Your task is to retype the lines from the opening of the material through the line that includes "years = [str(y) for y in range(2004, 2018)]". Do not copy the pictures.

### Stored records
———
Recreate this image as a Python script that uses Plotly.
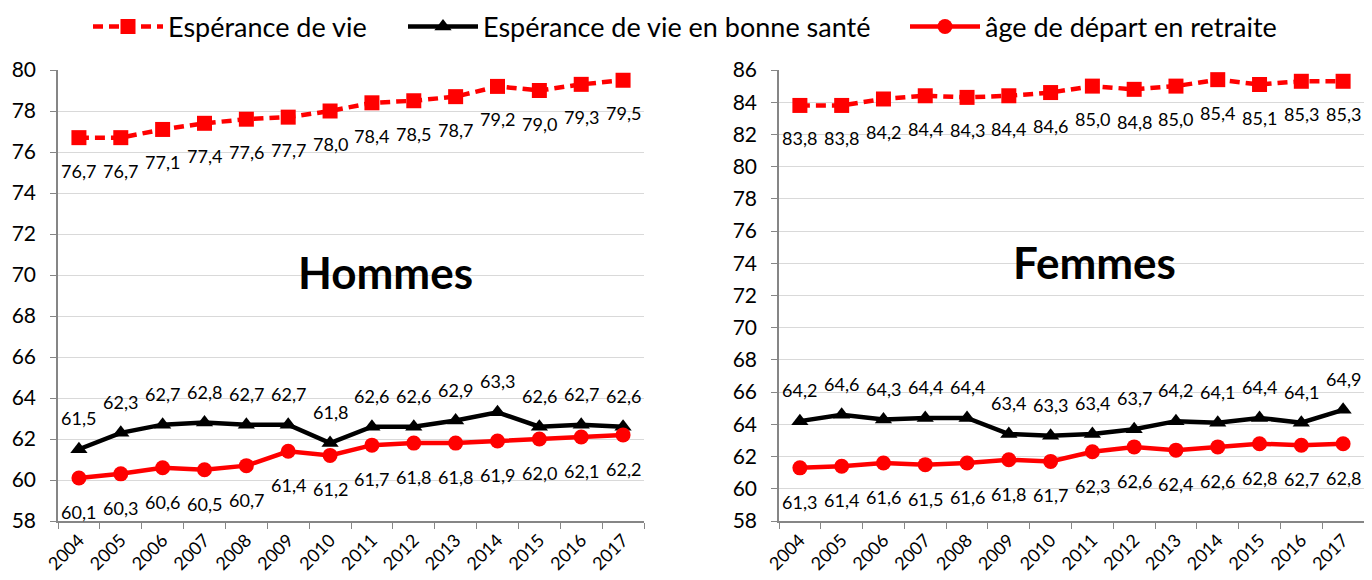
import plotly.graph_objects as go

years = [str(y) for y in range(2004, 2018)]

# Hommes
h_ev = [76.7, 76.7, 77.1, 77.4, 77.6, 77.7, 78.0, 78.4, 78.5, 78.7, 79.2, 79.0, 79.3, 79.5]
h_bs = [61.5, 62.3, 62.7, 62.8, 62.7, 62.7, 61.8, 62.6, 62.6, 62.9, 63.3, 62.6, 62.7, 62.6]
h_ret = [60.1, 60.3, 60.6, 60.5, 60.7, 61.4, 61.2, 61.7, 61.8, 61.8, 61.9, 62.0, 62.1, 62.2]

# Femmes
f_ev = [83.8, 83.8, 84.2, 84.4, 84.3, 84.4, 84.6, 85.0, 84.8, 85.0, 85.4, 85.1, 85.3, 85.3]
f_bs = [64.2, 64.6, 64.3, 64.4, 64.4, 63.4, 63.3, 63.4, 63.7, 64.2, 64.1, 64.4, 64.1, 64.9]
f_ret = [61.3, 61.4, 61.6, 61.5, 61.6, 61.8, 61.7, 62.3, 62.6, 62.4, 62.6, 62.8, 62.7, 62.8]

names = ["Espérance de vie", "Espérance de vie en bonne santé", "âge de départ en retraite"]

FONT = "Lato"
RED = "#ff0000"
BLACK = "#000000"
GRID = "#d9d9d9"
AXIS = "#868686"

# page body has an 8px margin: build the figure in page coordinates minus 8px
OFF = 8
W, H = 1372 - 2 * OFF, 580 - OFF
TOP, BOTTOM = 70 - OFF, 521 - OFF

def px(xabs):
    return (xabs - OFF) / W

def py(yabs):
    return (BOTTOM - (yabs - OFF)) / (BOTTOM - TOP)

def fmt(v):
    return f"{v:.1f}".replace(".", ",")

fig = go.Figure()

styles = [
    dict(line=dict(color=RED, width=4.5, dash="10px,6px"), marker=dict(symbol="square", size=15, color=RED)),
    dict(line=dict(color=BLACK, width=4.5), marker=dict(symbol="triangle-up", size=15, color=BLACK)),
    dict(line=dict(color=RED, width=4.5), marker=dict(symbol="circle", size=15, color=RED)),
]
shifts = [-33, 31, -34]
legend_ids = ["legend", "legend2", "legend3"]

panels = [("x", "y", [h_ev, h_bs, h_ret]), ("x2", "y2", [f_ev, f_bs, f_ret])]
annotations = []
for pi, (xa, ya, series) in enumerate(panels):
    for si, vals in enumerate(series):
        fig.add_trace(go.Scatter(
            x=years, y=vals, mode="lines+markers", name=names[si],
            xaxis=xa, yaxis=ya, showlegend=(pi == 0), legend=legend_ids[si],
            line=styles[si]["line"], marker=styles[si]["marker"],
            hoverinfo="skip",
        ))
        for i, v in enumerate(vals):
            annotations.append(dict(
                x=i, y=v, xref=xa, yref=ya, text=fmt(v), showarrow=False,
                yshift=shifts[si], font=dict(family=FONT, size=18, color="#000000"),
            ))

annotations.append(dict(x=px(385), y=py(272), xref="paper", yref="paper", text="<b>Hommes</b>",
                        xanchor="center", yanchor="middle", showarrow=False,
                        font=dict(family=FONT, size=44, color="#000000")))
annotations.append(dict(x=px(1094), y=py(262), xref="paper", yref="paper", text="<b>Femmes</b>",
                        xanchor="center", yanchor="middle", showarrow=False,
                        font=dict(family=FONT, size=44, color="#000000")))

xcommon = dict(type="category", tickson="boundaries", ticks="outside", ticklen=6, tickcolor=AXIS,
               showline=True, linecolor=AXIS, linewidth=1.5, showgrid=False, tickangle=-45,
               tickfont=dict(family=FONT, size=18, color="#000000"), range=[-0.5, 13.5],
               automargin=False)
ycommon = dict(dtick=2, ticks="outside", ticklen=6, tickcolor=AXIS, showline=True, linecolor=AXIS,
               linewidth=1.5, showgrid=True, gridcolor=GRID, gridwidth=1, zeroline=False,
               tickfont=dict(family=FONT, size=21, color="#000000"), automargin=False,
               ticklabelstandoff=10)

leg_x = [93, 408, 910]
legends = {}
for lid, xabs in zip(legend_ids, leg_x):
    legends[lid] = dict(orientation="h", x=px(xabs) - 5 / W, xanchor="left", xref="container",
                        y=1 - 19 / H, yanchor="middle", yref="container",
                        font=dict(family=FONT, size=27, color="#000000"), itemwidth=70,
                        bgcolor="rgba(0,0,0,0)")

fig.update_layout(
    width=W, height=H,
    margin=dict(l=0, r=0, t=TOP, b=H - BOTTOM),
    paper_bgcolor="white", plot_bgcolor="white",
    font=dict(family=FONT, color="#000000"),
    xaxis=dict(domain=[px(58), px(644)], anchor="y", **xcommon),
    yaxis=dict(domain=[0, 1], anchor="x", range=[58, 80], **ycommon),
    xaxis2=dict(domain=[px(779), px(1364)], anchor="y2", **xcommon),
    yaxis2=dict(domain=[0, 1], anchor="x2", range=[58, 86], **ycommon),
    annotations=annotations,
    showlegend=True,
    **legends,
)

fig.write_html("out.html")
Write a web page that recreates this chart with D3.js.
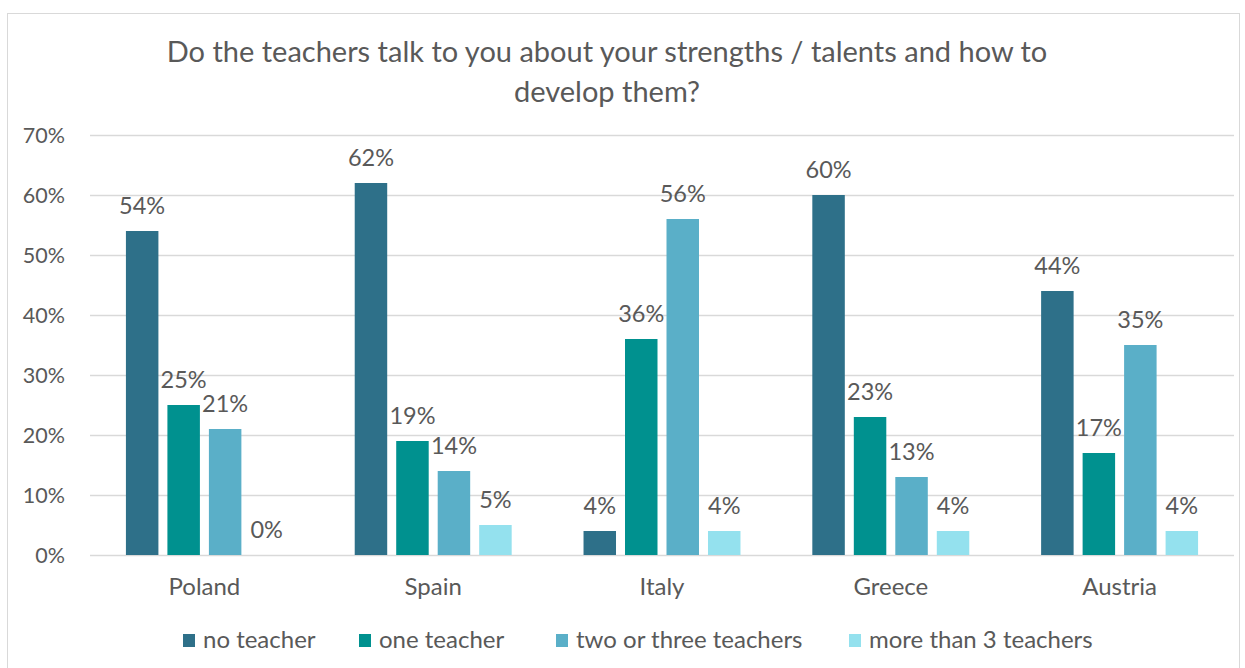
———
### FINAL ANSWER
Recreate this image as a Python script that uses Plotly.
import plotly.graph_objects as go

years = [str(y) for y in range(2004, 2018)]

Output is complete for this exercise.